Aster and Greenplum perform exceptionally for what they do. If SQL Server were better that's exactly what companies would use. Commercial engines are definitely more advanced. But some Postgres derivatives can absolutely out perform enterprise platforms in some uses-cases, and vice-versa.
Microsoft doesn't regard PostgreSQL as a direct threat to SQL Server and it's happy to make money where it can so long as it doesn't perceive something to be a mortal threat.
Azure is happy to take your money to run SQL Server or Postgres, just like how Amazon has been running Aurora side-by-side with Oracle and SQL Server for years now.
Azure Database for PostgreSQL competes against RDS and to a lesser extent, Google's Cloud SQL for PostgreSQL.
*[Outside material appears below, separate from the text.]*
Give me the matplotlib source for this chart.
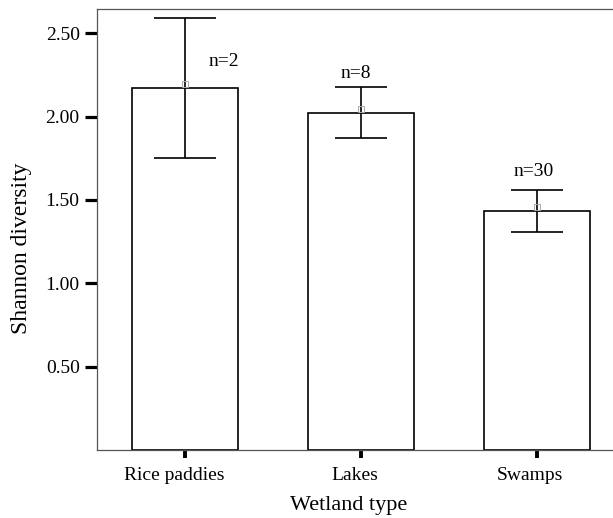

They'll still sell MS SQL Server too. But sometimes PostgreSQL is a better fit for your stack, or your preference, and they want your money for them to provide that too.
MS could certainly also do good business selling Docker's friendly Enterprise orchestration tools (including their new Kubernetes based tool) which check all the Enterprise requirements for security, policy, identity management etc.
Also Cstore_fdw is rather obsolete and more of an experiment. It's a rough wrapper around ORC files and is missing many features, advancements and an execution engine to match the performance and usability of a real OLAP database.
If anything, that makes it more likely to be an acquihire.
Shouldn't sustainability be the primary goal instead of making big bucks temporarily?
e.g. something like the free "tiny turtle" plan here: https://www.elephantsql.com/plans.html, but that can auto-scale up to citus-scale things, without user intervention, as needed.
Why people think this is good, but MySQL acquisition by Oracle was bad? Both companies have internal conflict of interest by already owning close-source SQL servers, both companies have history of attacking opensource communities.
Is this a move to defend SQL Server or expand Azure’s PG offering?
Knowing that Citus is available as an option if you need to scale makes Postgres that much more compelling of a default choice for data store.